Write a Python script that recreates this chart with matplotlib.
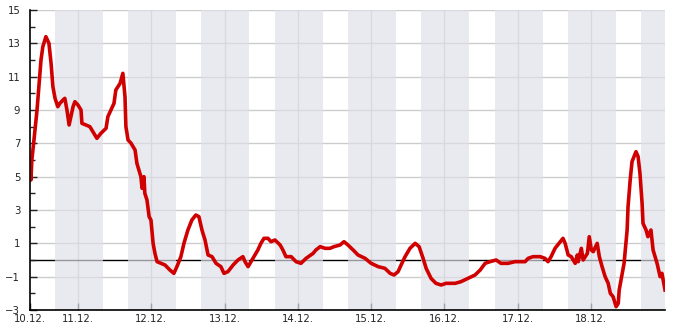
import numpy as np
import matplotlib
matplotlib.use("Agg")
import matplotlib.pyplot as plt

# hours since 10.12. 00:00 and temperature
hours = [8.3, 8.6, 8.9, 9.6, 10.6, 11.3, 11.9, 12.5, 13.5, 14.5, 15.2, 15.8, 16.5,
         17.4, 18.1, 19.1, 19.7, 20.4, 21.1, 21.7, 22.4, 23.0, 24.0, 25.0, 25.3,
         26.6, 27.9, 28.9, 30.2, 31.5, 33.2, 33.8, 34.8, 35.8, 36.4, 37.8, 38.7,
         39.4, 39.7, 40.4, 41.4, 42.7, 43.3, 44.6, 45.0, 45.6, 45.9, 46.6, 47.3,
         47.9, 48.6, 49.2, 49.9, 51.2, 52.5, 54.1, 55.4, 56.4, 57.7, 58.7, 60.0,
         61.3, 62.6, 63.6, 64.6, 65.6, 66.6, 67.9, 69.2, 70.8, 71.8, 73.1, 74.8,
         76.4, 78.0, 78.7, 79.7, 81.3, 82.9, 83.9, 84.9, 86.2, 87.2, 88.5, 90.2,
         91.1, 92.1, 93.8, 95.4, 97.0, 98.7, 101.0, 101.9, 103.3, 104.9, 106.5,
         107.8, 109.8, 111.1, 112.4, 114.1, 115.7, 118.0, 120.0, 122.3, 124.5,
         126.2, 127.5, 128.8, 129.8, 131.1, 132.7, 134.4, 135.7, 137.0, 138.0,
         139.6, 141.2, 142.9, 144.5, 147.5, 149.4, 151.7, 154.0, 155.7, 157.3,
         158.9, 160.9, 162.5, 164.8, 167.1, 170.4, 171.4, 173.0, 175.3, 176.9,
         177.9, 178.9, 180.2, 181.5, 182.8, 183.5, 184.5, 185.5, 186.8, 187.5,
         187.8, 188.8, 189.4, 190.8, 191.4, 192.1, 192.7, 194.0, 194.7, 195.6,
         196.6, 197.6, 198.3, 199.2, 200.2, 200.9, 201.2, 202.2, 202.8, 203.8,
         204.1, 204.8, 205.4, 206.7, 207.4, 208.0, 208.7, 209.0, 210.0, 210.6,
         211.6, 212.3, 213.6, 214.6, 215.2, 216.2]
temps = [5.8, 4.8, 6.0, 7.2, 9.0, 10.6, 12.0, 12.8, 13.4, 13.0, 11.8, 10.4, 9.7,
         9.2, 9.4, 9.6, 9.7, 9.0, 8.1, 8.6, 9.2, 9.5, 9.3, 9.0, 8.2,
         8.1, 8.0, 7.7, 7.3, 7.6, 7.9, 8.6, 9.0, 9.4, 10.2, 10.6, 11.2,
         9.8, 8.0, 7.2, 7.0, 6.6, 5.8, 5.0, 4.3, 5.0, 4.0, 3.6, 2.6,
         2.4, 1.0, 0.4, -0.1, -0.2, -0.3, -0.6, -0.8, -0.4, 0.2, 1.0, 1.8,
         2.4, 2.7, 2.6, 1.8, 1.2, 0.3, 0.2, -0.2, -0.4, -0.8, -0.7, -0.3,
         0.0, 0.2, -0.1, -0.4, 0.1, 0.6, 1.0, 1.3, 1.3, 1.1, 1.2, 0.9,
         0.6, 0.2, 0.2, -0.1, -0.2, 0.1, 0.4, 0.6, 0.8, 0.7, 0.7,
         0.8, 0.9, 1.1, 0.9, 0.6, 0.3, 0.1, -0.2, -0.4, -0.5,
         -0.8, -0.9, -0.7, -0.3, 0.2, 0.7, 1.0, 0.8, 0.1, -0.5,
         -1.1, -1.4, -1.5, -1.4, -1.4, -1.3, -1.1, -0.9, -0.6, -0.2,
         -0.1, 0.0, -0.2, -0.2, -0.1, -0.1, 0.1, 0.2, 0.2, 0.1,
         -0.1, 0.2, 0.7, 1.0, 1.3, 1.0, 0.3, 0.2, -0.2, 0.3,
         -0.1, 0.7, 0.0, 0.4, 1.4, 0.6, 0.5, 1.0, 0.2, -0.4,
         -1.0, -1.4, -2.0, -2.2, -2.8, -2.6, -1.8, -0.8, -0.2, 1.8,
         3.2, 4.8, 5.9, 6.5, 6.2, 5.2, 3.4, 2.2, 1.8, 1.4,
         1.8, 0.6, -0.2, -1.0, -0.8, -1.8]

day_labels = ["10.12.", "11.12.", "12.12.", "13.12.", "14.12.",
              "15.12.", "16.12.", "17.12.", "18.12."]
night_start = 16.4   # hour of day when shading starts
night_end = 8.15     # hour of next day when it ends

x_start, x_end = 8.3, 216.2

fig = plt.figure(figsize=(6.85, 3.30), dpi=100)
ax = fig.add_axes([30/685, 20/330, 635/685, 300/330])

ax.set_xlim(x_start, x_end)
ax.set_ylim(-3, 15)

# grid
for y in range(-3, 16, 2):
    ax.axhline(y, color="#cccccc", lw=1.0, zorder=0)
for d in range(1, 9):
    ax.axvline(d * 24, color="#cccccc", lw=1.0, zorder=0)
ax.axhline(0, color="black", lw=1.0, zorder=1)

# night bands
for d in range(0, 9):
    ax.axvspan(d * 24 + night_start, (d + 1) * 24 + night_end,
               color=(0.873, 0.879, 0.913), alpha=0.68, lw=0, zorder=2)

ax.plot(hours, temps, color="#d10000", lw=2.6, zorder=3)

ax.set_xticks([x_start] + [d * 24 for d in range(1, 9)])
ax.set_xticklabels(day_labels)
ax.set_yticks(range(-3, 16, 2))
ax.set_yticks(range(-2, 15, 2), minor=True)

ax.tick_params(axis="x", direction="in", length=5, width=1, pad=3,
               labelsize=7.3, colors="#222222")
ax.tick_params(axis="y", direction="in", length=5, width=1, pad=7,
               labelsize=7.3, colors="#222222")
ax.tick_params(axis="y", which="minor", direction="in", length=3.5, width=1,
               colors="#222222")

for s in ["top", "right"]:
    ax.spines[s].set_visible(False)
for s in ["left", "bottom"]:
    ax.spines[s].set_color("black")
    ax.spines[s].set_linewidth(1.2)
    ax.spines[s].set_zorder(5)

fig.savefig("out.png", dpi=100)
=====
● **EXERCISE DETAILS**: Exactly as they appear, print the lines of the listing above from its first line through the line that contains "import matplotlib.pyplot as plt", minus the pictures.

● **RESULT OF THE EXERCISE**:
Write a Python script that recreates this chart with matplotlib.
import numpy as np
import matplotlib
matplotlib.use("Agg")
import matplotlib.pyplot as plt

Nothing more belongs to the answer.